The exercise:
Please list all lines of the material below in which the string "this" occurs.

Listed records:
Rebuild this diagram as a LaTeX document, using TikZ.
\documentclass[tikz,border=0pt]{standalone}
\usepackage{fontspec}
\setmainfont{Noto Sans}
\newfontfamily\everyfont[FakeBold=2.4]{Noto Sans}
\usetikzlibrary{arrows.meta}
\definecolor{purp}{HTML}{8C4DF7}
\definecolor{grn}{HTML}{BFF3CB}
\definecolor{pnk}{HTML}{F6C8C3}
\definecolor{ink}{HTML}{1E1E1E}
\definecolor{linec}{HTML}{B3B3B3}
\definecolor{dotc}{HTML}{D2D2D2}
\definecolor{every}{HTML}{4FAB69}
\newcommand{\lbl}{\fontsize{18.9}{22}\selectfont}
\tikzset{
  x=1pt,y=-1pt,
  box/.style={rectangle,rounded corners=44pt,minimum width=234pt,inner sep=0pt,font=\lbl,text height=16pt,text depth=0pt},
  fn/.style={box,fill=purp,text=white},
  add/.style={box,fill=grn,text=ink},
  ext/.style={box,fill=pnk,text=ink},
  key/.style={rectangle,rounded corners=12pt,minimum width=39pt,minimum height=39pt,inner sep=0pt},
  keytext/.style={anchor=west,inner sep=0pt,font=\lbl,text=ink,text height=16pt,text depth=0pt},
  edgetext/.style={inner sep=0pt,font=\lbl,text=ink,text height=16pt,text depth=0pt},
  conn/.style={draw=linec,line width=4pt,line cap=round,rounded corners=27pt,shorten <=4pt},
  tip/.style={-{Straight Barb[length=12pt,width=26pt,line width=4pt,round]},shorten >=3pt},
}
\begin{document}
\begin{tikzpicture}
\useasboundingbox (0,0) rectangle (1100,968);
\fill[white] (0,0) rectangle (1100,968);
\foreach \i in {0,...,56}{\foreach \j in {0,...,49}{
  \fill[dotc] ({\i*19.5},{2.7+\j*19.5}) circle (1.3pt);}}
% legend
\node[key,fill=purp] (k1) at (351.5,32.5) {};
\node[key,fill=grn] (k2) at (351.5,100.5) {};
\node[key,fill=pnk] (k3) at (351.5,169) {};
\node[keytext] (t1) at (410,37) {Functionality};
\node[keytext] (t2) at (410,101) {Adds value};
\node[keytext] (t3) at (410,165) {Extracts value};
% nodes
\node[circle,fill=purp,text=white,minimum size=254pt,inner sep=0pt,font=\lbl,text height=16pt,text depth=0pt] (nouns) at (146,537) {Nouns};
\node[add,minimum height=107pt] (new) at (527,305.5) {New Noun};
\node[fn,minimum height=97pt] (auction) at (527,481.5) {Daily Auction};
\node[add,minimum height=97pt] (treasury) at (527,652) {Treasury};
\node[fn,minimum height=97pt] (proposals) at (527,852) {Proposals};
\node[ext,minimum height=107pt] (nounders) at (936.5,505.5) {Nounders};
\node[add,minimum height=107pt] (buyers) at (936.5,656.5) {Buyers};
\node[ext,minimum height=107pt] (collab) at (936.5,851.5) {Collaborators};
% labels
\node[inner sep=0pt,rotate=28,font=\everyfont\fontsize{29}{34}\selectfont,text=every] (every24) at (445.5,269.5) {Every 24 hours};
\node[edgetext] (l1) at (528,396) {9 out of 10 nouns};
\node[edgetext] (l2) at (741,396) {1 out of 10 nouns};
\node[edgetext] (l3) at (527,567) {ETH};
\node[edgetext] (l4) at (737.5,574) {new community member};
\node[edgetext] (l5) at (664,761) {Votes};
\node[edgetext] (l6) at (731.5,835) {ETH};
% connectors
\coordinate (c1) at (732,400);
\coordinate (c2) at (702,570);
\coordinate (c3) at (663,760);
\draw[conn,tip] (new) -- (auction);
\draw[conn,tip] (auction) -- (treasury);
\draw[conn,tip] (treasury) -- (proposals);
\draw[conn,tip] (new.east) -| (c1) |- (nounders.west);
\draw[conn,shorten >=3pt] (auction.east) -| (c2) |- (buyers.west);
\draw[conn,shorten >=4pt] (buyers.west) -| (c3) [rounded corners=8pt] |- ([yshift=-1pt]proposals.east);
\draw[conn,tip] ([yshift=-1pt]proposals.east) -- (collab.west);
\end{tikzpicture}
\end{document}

==

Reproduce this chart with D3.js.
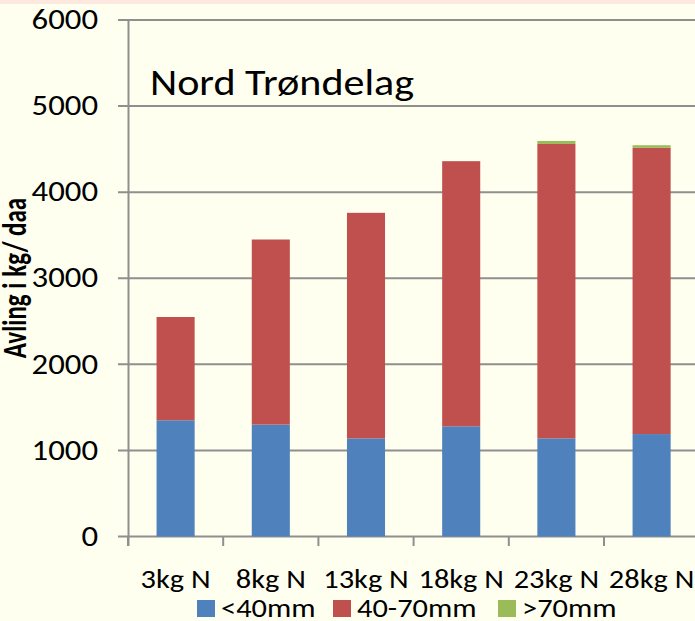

Written solution:
Rebuild this diagram as a LaTeX document, using TikZ.
Reproduce this chart with D3.js.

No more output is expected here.